A typical session includes songs, a Bible story, an activity, an object lesson, a craft or game and a snack. Students are not required to attend, and those who do must have a permission slip signed by a parent or guardian.
Several First, Lee’s Summit, members mentor students who struggle with math, reading, writing and other subjects. The congregation also provides breakfast foods for Westview Elementary’s Character Study Breakfast, a monthly event that recognizes students from each grade and class for a specific character trait. Occasionally, the school has invited First Baptist members as guest speakers.
Leaders from both churches said they have not experienced any problems over separation of church and state issues. The Wichita School District “pretty much has opened their arms to church help,” the Woodlawn Avenue pastor said.
David Maddron, children’s minister at First Baptist, Lee’s Summit, agreed. “We try to be very sensitive to the opportunity we have to serve our community in this manner and, thus, all those who have partnered with us over the years have really helped make our involvement with this school a huge success,” he said.
The two ministers also noted that partnership with a local school has benefitted their churches. It provides an opportunity for members to become involved, Maddron said.
“We desire to meet the needs of our community and this is just one of those unique opportunities for us to be able to do that,” he added.
“I’m amazed at how the church comes together…every time we do something for a kid or the school,” Brecheisen said. “It’s pretty amazing” for a congregation of its size.
Member Jo Templin felt led to start Kids’ Camp, a children’s worship experience held each Sunday during adult service, as an offshoot of the school effort.
Congregations interested in connecting with a local school should first pray for God’s direction, the church leaders emphasized. “Pray for guidance, for what God would want you to do,” Easterday said.

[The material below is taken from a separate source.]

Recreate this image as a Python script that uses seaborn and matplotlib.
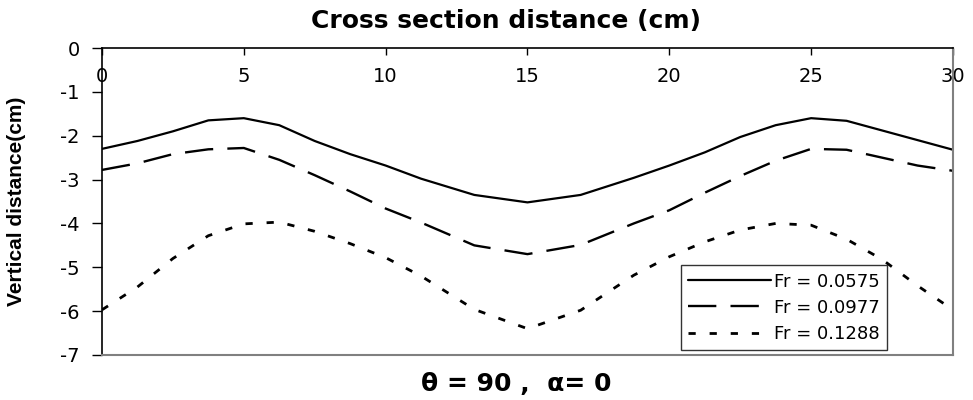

When members believe the ministry is God-directed, they should approach the principal. “Build relationships with the administration. Their blessings on church involvement is crucial,” Maddron said.
“We can show people Jesus with our actions. That can go a long way in building those relationships and, ultimately, helping shape the lives of children.”
Church members must be willing to help in any way possible, he added, including stapling pictures to a bulletin board. “Make the most of the smallest of opportunities,” he said.